Heat transfer can occur through three main mechanisms: conduction, convection, and radiation. However, convection is considered to be negligible in foams with cell size below 4 mm [2], while radiation has a minor contribution in systems with relative densities above 0.2 [37]. Since the developed foams satisfy these two requisites, the dominant heat transfer mechanism would be via conduction in both the solid and gas phases, which depends on the volume fraction of each phase, the cellular structure and the thermal conductivity of the solid phase. Furthermore, as we mentioned above, the cellular morphology of the foams is very similar among the samples with the same density. Therefore, the differences in the thermal conductivity of the nanocomposite foams with the same density should be ascribed to the presence of the nanofillers.

The developed nanocomposite foams exhibit very low thermal conductivity values, around 0.07 W/m K for LD and 0.25 W/m K for HD. Figure 6 shows the variation of λ with the foam density, presenting a linear dependence. Hence, in order to eliminate the slight density differences within the low- and high-density sets, the specific value of the conductivity (λ/ρ) is represented in Figure 7. Both nanofillers improve the specific thermal conductivity of the foams with TRGO, showing the largest increase of up to 20% with the addition of 1.5 wt.% of TRGO to HD foams. Such improvements are lower than those previously reported in solid epoxy systems with values above 30% [28,38]. However, the presence of nanoparticles could act as infrared opacifiers [39] affecting the radiative contribution of foams and reducing the thermal conductivity enhancements. This opacifier effect could also explain the downward trend with TRGO loading fraction in LD foams, since these foams are right in the limit where the radiation term starts to contribute to the heat transfer mechanisms [37]. Further studies are currently underway to elucidate such results.

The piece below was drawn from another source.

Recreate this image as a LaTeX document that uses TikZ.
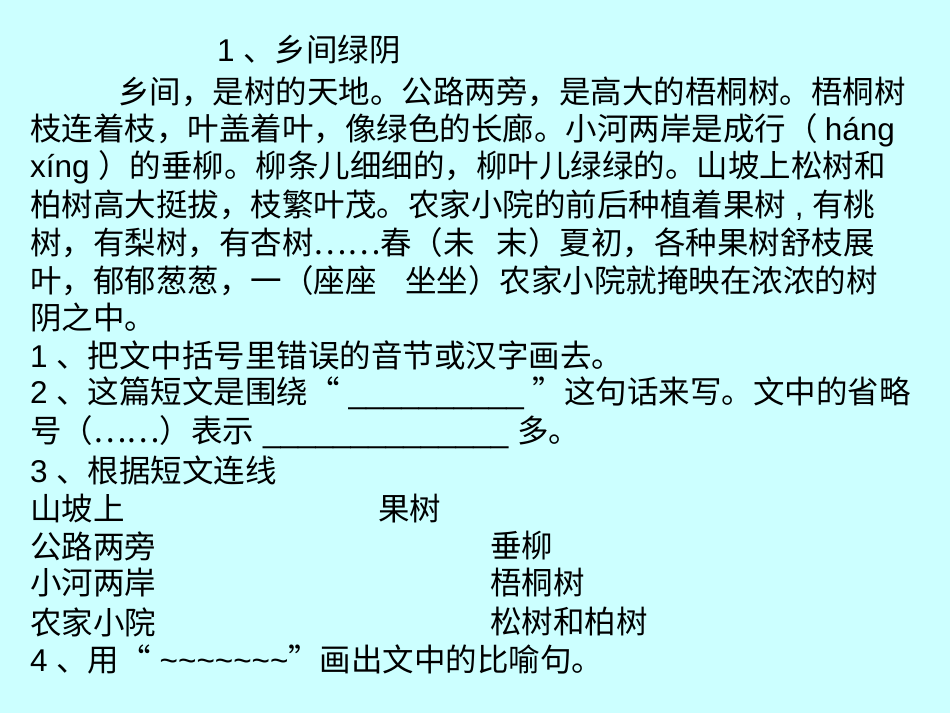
\documentclass[tikz,border=0pt]{standalone}
\usepackage{fontspec}
\setmainfont{Noto Sans CJK SC}
\newfontfamily\lat{Liberation Sans}
\definecolor{bgc}{RGB}{204,255,255}
\begin{document}
\begin{tikzpicture}[x=1pt,y=-1pt,
  ln/.style={anchor=west,inner sep=0pt,font=\fontsize{31.5}{34}\selectfont}]
\fill[bgc] (0,0) rectangle (950,713);
\useasboundingbox (0,0) rectangle (950,713);
\node[ln] (t0) at (217,50) {{\lat 1 }、乡间绿阴};
\node[ln] (t1) at (118,92) {乡间，是树的天地。公路两旁，是高大的梧桐树。梧桐树};
\node[ln] (t2) at (30,130) {枝连着枝，叶盖着叶，像绿色的长廊。小河两岸是成行（ {\lat háng}};
\node[ln] (t3) at (30,167) {{\lat xíng }）的垂柳。柳条儿细细的，柳叶儿绿绿的。山坡上松树和};
\node[ln] (t4) at (30,205) {柏树高大挺拔，枝繁叶茂。农家小院的前后种植着果树{\lat\ , }有桃};
\node[ln] (t5) at (30,243) {树，有梨树，有杏树……春（未\hspace{0.7em}末）夏初，各种果树舒枝展};
\node[ln] (t6) at (30,281) {叶，郁郁葱葱，一（座座\hspace{0.9em}坐坐）农家小院就掩映在浓浓的树};
\node[ln] (t7) at (30,318) {阴之中。};
\node[ln] (q1) at (30,355) {{\lat 1 }、把文中括号里错误的音节或汉字画去。};
\node[ln] (q2) at (30,393) {{\lat 2 }、这篇短文是围绕“{\lat\ \_\_\_\_\_\_\_\_\_\_\ }”这句话来写。文中的省略};
\node[ln] (q2b) at (30,432) {号（……）表示{\lat\ \_\_\_\_\_\_\_\_\_\_\_\_\_\_\ }多。};
\node[ln] (q3) at (30,470) {{\lat 3 }、根据短文连线};
\node[ln] (a1) at (30,509) {山坡上};
\node[ln] (b1) at (378,509) {果树};
\node[ln] (a2) at (30,546) {公路两旁};
\node[ln] (b2) at (490,546) {垂柳};
\node[ln] (a3) at (30,583) {小河两岸};
\node[ln] (b3) at (490,583) {梧桐树};
\node[ln] (a4) at (30,622) {农家小院};
\node[ln] (b4) at (490,622) {松树和柏树};
\node[ln] (q4) at (30,659) {{\lat 4 }、用“{\lat\ \textasciitilde\textasciitilde\textasciitilde\textasciitilde\textasciitilde\textasciitilde\textasciitilde}”画出文中的比喻句。};
\end{tikzpicture}
\end{document}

3.3. Electrical Conductivity

Among the most sought-after development of nanocomposites filled with carbon-based nanoparticles has been to impart electrical conductivity to the otherwise insulating polymer matrix. A large body of research is available on the subject since it could be exploited in a wide range of applications, from electronics to packaging and aerospace sector. In particular, the development of electrically conductive foams has also been largely studied as they will additionally provide weight reduction to the system. Yang et al. [40,41] and soon after Xu et al. [42] reported PS and PU foams with electrical conductivities of the order of 10⁻¹ S/m with 15 wt.% CNF and 560 kg/m³, and 10⁻⁵ S/m with 2 wt.% CNT and 50 kg/m³, respectively. Bao and coworkers have more recently reported conductive epoxy foams via a two-step foaming process with electrical resistivity in the order of 10⁵ ohm·cm with 0.5 wt.% CNT and 2 wt.% of EMSs [18], and conductivity in the order of 10⁻⁷ S/m with 2 wt.% of CNT and of EMSs [20]. Meanwhile, studies carried out with hollow glass microballoons have reached a resistivity of 10⁵ ohm·m with 0.5 vol.% of graphene nanoplatelets and 30 vol.% of hollow glass microballoons [15].

Figure 8 shows the electrical conductivity of the LD and HD foams. The conductivity of the neat epoxy resin shows a linear dependency with the frequency, characteristic of an insulating material. This behavior is modified by the addition of the conductive nanofillers, where the conductivity shows a plateau up to a critical frequency. This behavior is commonly described by the percolation theory [43], which states the existence of a concentration, or percolation threshold, where the filler forms a conductive network. Both concentrations of TRGO (1 wt.% and 1.5 wt.%) and 0.5 wt.% CNT are above the percolation threshold for the two sets of foam densities, where the 0.5 wt.% MWCNT sample shows the highest value of electrical conductivity, close to 10⁻⁵ S/m. Previous articles by the authors have also observed differences in the percolation threshold and electrical conductivities of CNT and TRGO filled solid epoxy resins, which were ascribed to the geometry of the fillers [26,44], and have later been corroborated by other authors [45].

Finally, both high and low densities present very similar values of electrical conductivities. This result is in agreement with Xu et al. that observed fairly constant electrical conductivities for densities between 200 and 500 kg/m³, where the nanofillers formed a 3D percolated network. They then reported a conductivity decrease with density and its disappearing at densities below 30 kg/m³ due to a transition from 3D to 2D percolation network and the decrease in CNT content in the cell walls [42].

4. Conclusions

A one-step foaming process has been optimized using an industrial manufacturing process to produce low and high-density epoxy foams using expandable microspheres. The key assets of the proposed protocol are a very short foaming step followed by the cooling of the mold. The developed foams present enhanced thermal and electrical conductivities, due to the addition of low loading fractions of carbon-based nanoparticles. Here, the addition of 0.5 wt.% of MWCNTs increased the electrical conductivity in five orders of magnitude. While the thermal conductivity was slightly increased, up to 20%, by the nanoparticles in the low and high-density foams. Transport properties showed a different tendency with foam density, where the electrical conductivity was almost constant while the thermal conductivity presented a linear dependency with the density.

These expandable foams could widen the range of applications of syntactic foams as they could be introduced as the core material in the sandwich structures of carbon fiber composites. Additionally, the electrical conductivity of the nanocomposites could represent an asset in those composites, as it would provide a higher electrostatic discharge after a lightning strike. Conductive epoxy foams can also serve as EMI shielding barriers in electronics or in devices inside the aircraft, due to their lightweight.